The largest onshore windfarm in England in a decade has been awarded a government subsidy among 190 contracts for energy projects, as Labour attempts to hit a goal of creating a virtually zero carbon power grid within four years.
The government said it would offer contracts to a record number of solar projects alongside support for onshore windfarms including the huge Imerys project near St Austell in Cornwall. Labour lifted a de facto ban on new onshore windfarms after returning to power in 2024.
Contracts were awarded to 157 new solar farms and 28 new onshore windfarms after ministers doubled the amount of funding available to developers in a make-or-break auction for Labour’s goal to create a clean electricity system in Great Britain by 2030. The government also issued subsidy contracts to four tidal power projects.
The winners were informed on Tuesday morning, three weeks after the government awarded subsidy contracts to enough offshore windfarms to power 12m homes by the end of the decade. In total, the government’s new renewable energy contracts will supply enough electricity to power the equivalent of 16m UK homes.
Ed Miliband, the energy secretary, said: “These results show once again that clean British power is the right choice for our country, agreeing a price for new onshore wind and solar that is more than 50% cheaper than the cost of building and operating new gas.”

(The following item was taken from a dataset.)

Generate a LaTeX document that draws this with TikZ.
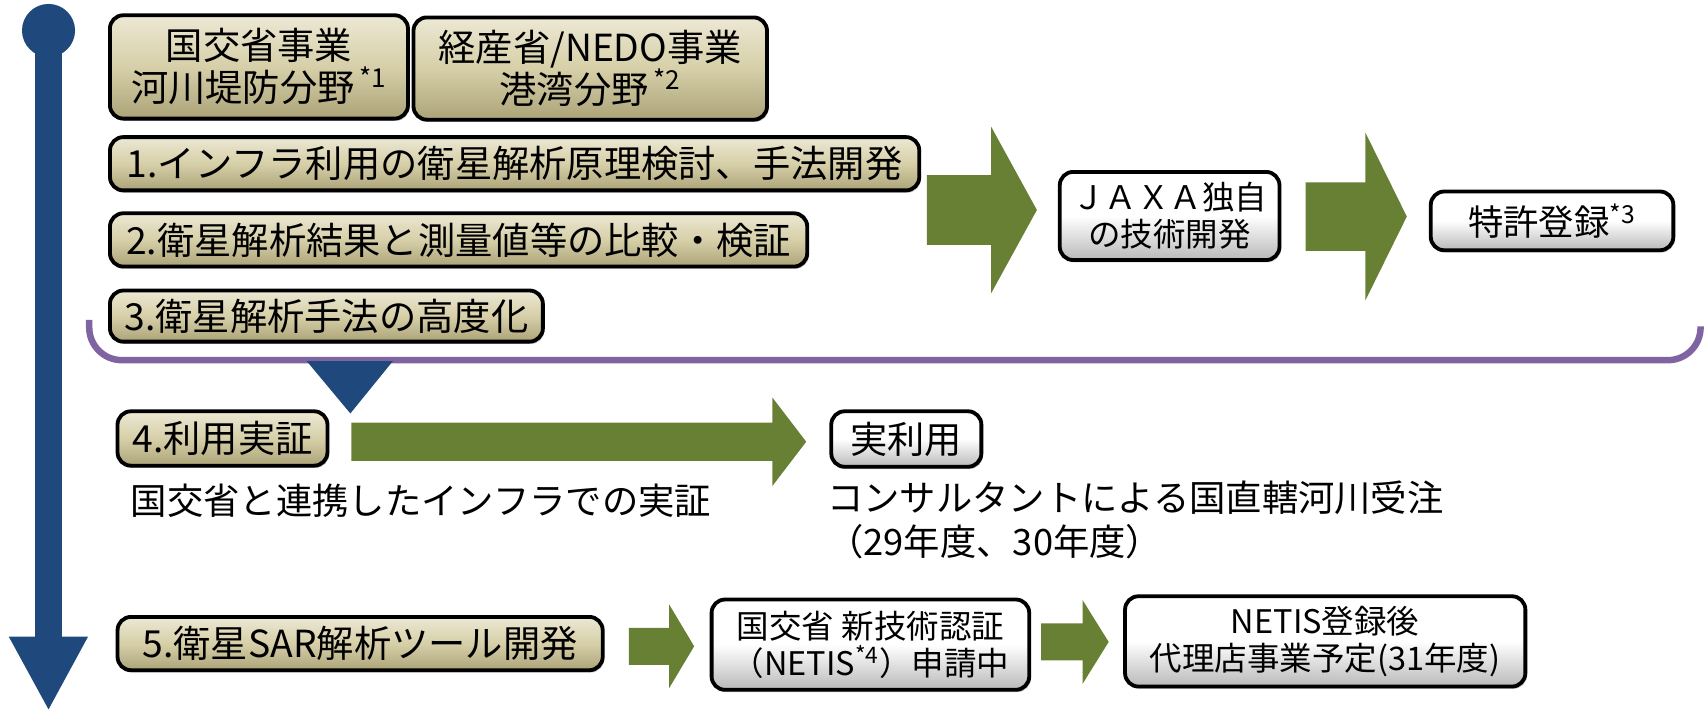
\documentclass[tikz,border=0pt]{standalone}
\usepackage{fontspec}
\setmainfont{Noto Sans CJK JP}
\usetikzlibrary{shadows}
\definecolor{tlblue}{RGB}{31,73,125}
\definecolor{arrgreen}{RGB}{104,128,52}
\definecolor{bracketpurple}{RGB}{128,100,162}
\definecolor{beigeL}{RGB}{236,232,212}
\definecolor{beigeM}{RGB}{214,207,168}
\definecolor{beigeD}{RGB}{172,163,120}
\newcommand{\blockarr}[6]{%
  \fill[arrgreen] (#1,{#4-#5}) -- (#2,{#4-#5}) -- (#2,{#4-#6}) -- (#3,#4)
    -- (#2,{#4+#6}) -- (#2,{#4+#5}) -- (#1,{#4+#5}) -- cycle;}
\tikzset{
  boxbase/.style={draw=black, line width=2pt, rounded corners=7pt, inner sep=0pt,
    align=center, drop shadow={opacity=0.45, shadow xshift=0.8pt, shadow yshift=-1.2pt}},
  beigebox/.style={boxbase, top color=beigeL, bottom color=beigeD, middle color=beigeM},
  whitebox/.style={boxbase, top color=white, bottom color=gray!55, middle color=white},
  bigtxt/.style={font=\fontsize{19.5}{22}\selectfont},
  midtxt/.style={font=\fontsize{17}{19.5}\selectfont},
  plaintxt/.style={font=\fontsize{19}{23}\selectfont, inner sep=0pt},
}
\begin{document}
\begin{tikzpicture}[x=0.02cm, y=-0.02cm]
\useasboundingbox (0,0) rectangle (1568,654);
% timeline
\fill[tlblue] (44.6,28) circle [radius=0.488cm];
\fill[tlblue] (32.3,28) rectangle (56.9,590);
\fill[tlblue] (8,585) -- (81,585) -- (44.6,652) -- cycle;
% bracket
\draw[bracketpurple, line width=3.4pt, rounded corners=0.6cm] (82,294) -- (82,331) -- (1563,331) -- (1563,300);
\fill[tlblue] (282,332) -- (361,332) -- (322,380) -- cycle;
% boxes
\node[beigebox, bigtxt, minimum width=5.48cm, minimum height=1.90cm] (b1) at (238,61.5)
  {国交省事業\\河川堤防分野\textsuperscript{\,*1}};
\node[beigebox, bigtxt, minimum width=6.50cm, minimum height=1.88cm] (b2) at (542.5,63)
  {経産省/NEDO事業\\港湾分野\textsuperscript{\,*2}};
\node[beigebox, bigtxt, minimum width=14.88cm, minimum height=0.98cm] (s1) at (473,150.5)
  {1.インフラ利用の衛星解析原理検討、手法開発};
\node[beigebox, bigtxt, minimum width=12.82cm, minimum height=0.98cm] (s2) at (421.5,220.5)
  {2.衛星解析結果と測量値等の比較・検証};
\node[beigebox, bigtxt, minimum width=7.96cm, minimum height=0.94cm] (s3) at (300,290.5)
  {3.衛星解析手法の高度化};
\node[whitebox, midtxt, minimum width=4.04cm, minimum height=1.62cm] (jaxa) at (1075,198.5)
  {ＪＡＸＡ独自\\の技術開発};
\node[whitebox, font=\fontsize{18.5}{21}\selectfont, minimum width=4.46cm, minimum height=1.08cm] (patent) at (1426.5,203)
  {特許登録\textsuperscript{*3}};
\node[beigebox, bigtxt, minimum width=3.86cm, minimum height=1.00cm] (s4) at (204.5,403)
  {4.利用実証};
\node[whitebox, bigtxt, minimum width=2.76cm, minimum height=1.02cm] (jitsu) at (833,403.5)
  {実利用};
\node[beigebox, bigtxt, minimum width=8.92cm, minimum height=0.98cm] (s5) at (331,591.5)
  {5.衛星SAR解析ツール開発};
\node[whitebox, midtxt, minimum width=5.84cm, minimum height=1.66cm] (netis) at (800,592.5)
  {国交省 新技術認証\\（NETIS\textsuperscript{*4}）申請中};
\node[whitebox, midtxt, minimum width=7.36cm, minimum height=1.66cm] (agency) at (1218,589.5)
  {NETIS登録後\\代理店事業予定(31年度)};
% plain texts
\node[plaintxt, anchor=west] (t4) at (120,460) {国交省と連携したインフラでの実証};
\node[plaintxt, anchor=west, align=left] (t5) at (760,478)
  {コンサルタントによる国直轄河川受注\\（29年度、30年度）};
% block arrows
\blockarr{852}{911}{953}{193}{32}{76.5}
\blockarr{1200}{1255}{1293}{199}{31.5}{77}
\blockarr{323}{710}{741}{406}{17.5}{40.5}
\blockarr{578}{615}{638}{594}{17}{38.5}
\blockarr{957}{995}{1019}{590}{17}{38.5}
\end{tikzpicture}
\end{document}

Under the latest contracts, solar farms will be paid £65.23 a megawatt hour (MWh) in 2024 prices, while onshore windfarms will earn £72.24/MWh. If prices on the wholesale electricity market are below this price then developers will receive top-up payments levied on household energy bills but, if the market price is higher, bill payers will have the difference returned to them.
The support prices for onshore renewables are well below those offered to offshore windfarms. Standard windfarms fixed to the seafloor will earn between £89.49 a megawatt-hour (MWh) and £91.20/MWh through the latest auction and a new generation of floating windfarms that will earn £216.49/MWh.
“By backing solar and onshore wind at scale, we’re driving bills down for good and protecting families, businesses, and our country from the fossil fuel rollercoaster controlled by petrostates and dictators,” Miliband added. “This is how we take back control of our energy and deliver a new era of energy abundance and independence.”